Consoada para todos

Há quem não passe sem o peru e quem não prescinda do seitan, depois há os crentes no açúcar e os fiéis da agave. Mas todos se podem sentar à mesma mesa este Natal. Fomos ao Instituto Macrobiótico e para a cozinha de Justa Nobre aprender receitas para todos os palatos

de um lado creme de castanhas, do outro o aveludado de couve-flor e coentros. será que vamos conseguir distinguir a sopa que leva o caldo de frango? a resposta é sim, mas também não somos fundamentalistas. marco fonseca lidera o workshop de comida macrobiótica e apresenta-nos uma receita que agrada a todos os gostos. nem se desconfia que é macrobiótica até sabermos que a sopa de castanhas, além das ditas, com cebola, abóbora, azeite e sal, leva wakame e shoyu. mas vamos por partes. «wakame é uma macroalga que ajuda a que a castanha seja mais digerível. e o shoyu é molho de soja para cortar o doce da abóbora e das castanhas», explica. até aqui tudo bem. azeite, cebola e wakame para a panela, depois os outros ingredientes e vai tudo a cozer. também justa nobre tem um segredo para a sua sopa de couve-flor ser menos indigesta: «é só escaldá-la!», diz enquanto faz o procedimento. para esta sopa, já há umas batatinhas, alho, leite – para se conseguir textura aveludada – e caldo de carne. no final, coentros passados pela varinha mágica.

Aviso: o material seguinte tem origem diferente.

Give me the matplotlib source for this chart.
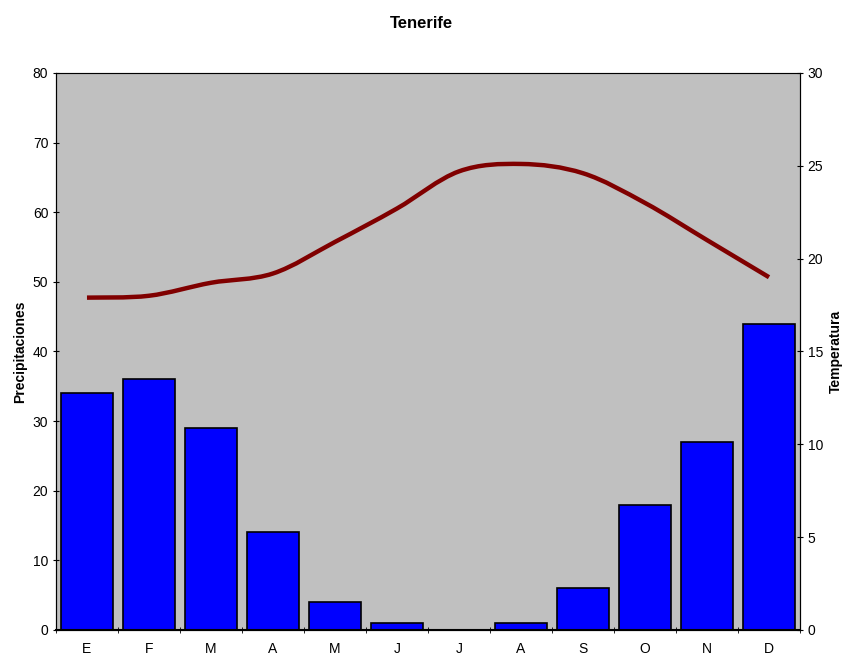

avançamos para o segundo prato. peito de galo de campo com vermute e puré de castanhas (lá está, mais uma semelhança) versus empadão de millet com seitan. desta vez, a receita macrobiótica começa com uma agradável surpresa para os petisqueiros: uma maionese que leva limão, manjericão e mostarda. e que além de ser maionese também é um apetitoso molho de entrada. só não leva nem ovos nem natas. estes ingredientes foram substituídos por leite de soja e ainda foram introduzidos óleo de grainha de uva e vinagre de ameixa. o primeiro substitui o óleo normal, o segundo dá acidez à ‘maionese’.

a parada está alta mas justa nobre chega com os peitos de galo de campo com muito ‘boa cara’. começamos a mariná-los: sumo de laranja, um copo de vermute, tomilho, alho, sal… enquanto a marinada faz o seu trabalho, prosseguimos com o empadão de millet. para o recheio: cebola, seitan, shitake fresco (espécie de cogumelo), leite de aveia, azeite, shoyu, tomilho e kuzu. kuzu? «é amido da raiz da planta pueraria lobata originária do sul da américa e de alguns lugares mais altos do japão». indicações: para problemas digestivos, além de engrossar sopas e molhos, esclarece marco. vai tudo para a panela e, à parte, o millet: «cereal por excelência para tratar problemas de estômago e pâncreas, ajuda a aumentar a vitalidade e a lidar com o clima frio», adianta o especialista.

os peitos de galo também já estão prontos para a frigideira. embora com indicações terapêuticas menos claras, o seu cheirinho promete fazer bem à alma.

dourados que estão vão para o forno. o molho que ficou na frigideira é para ser engrossado com farinha maizena (a versão não macrobiótica do kuzu) e mais caldo de galinha. no final, os peitos juntam-se com o molho num prato que já tem o puré de castanhas à sua espera. quanto ao millet vai para um tabuleiro com o _seu recheio e por cima leva a ‘famosa’ maionese. depois de uma breve passagem pelo forno chega também à mesa com óptimo ar.

e será que ainda há estômago para a sobremesa? marco apresenta-nos duas e ainda por cima de peso: bolo-rei e sonhos, tudo macrobiótico. justa ‘fica-se’ por uma iguaria da sua terra transmontana: cuscos. «há por aí muitos cuscos», brinca enquanto explica que é uma massa miudinha feita à base de trigo barbela. como a sua receita é menos complexa, avançamos com ela. num tacho, leite a ferver; põe-se lá dentro os cuscos e deixa-se cozer, a seguir junta-se baunilha, casca de limão, pau de canela e açúcar; depois juntam-se as gemas e deixa-se engrossar. servem-se em tacinhas polvilhadas com canela. quanto ao bolo rei e aos sonhos macrobióticos, deixamos as receitas para os corajosos, com votos de bom natal.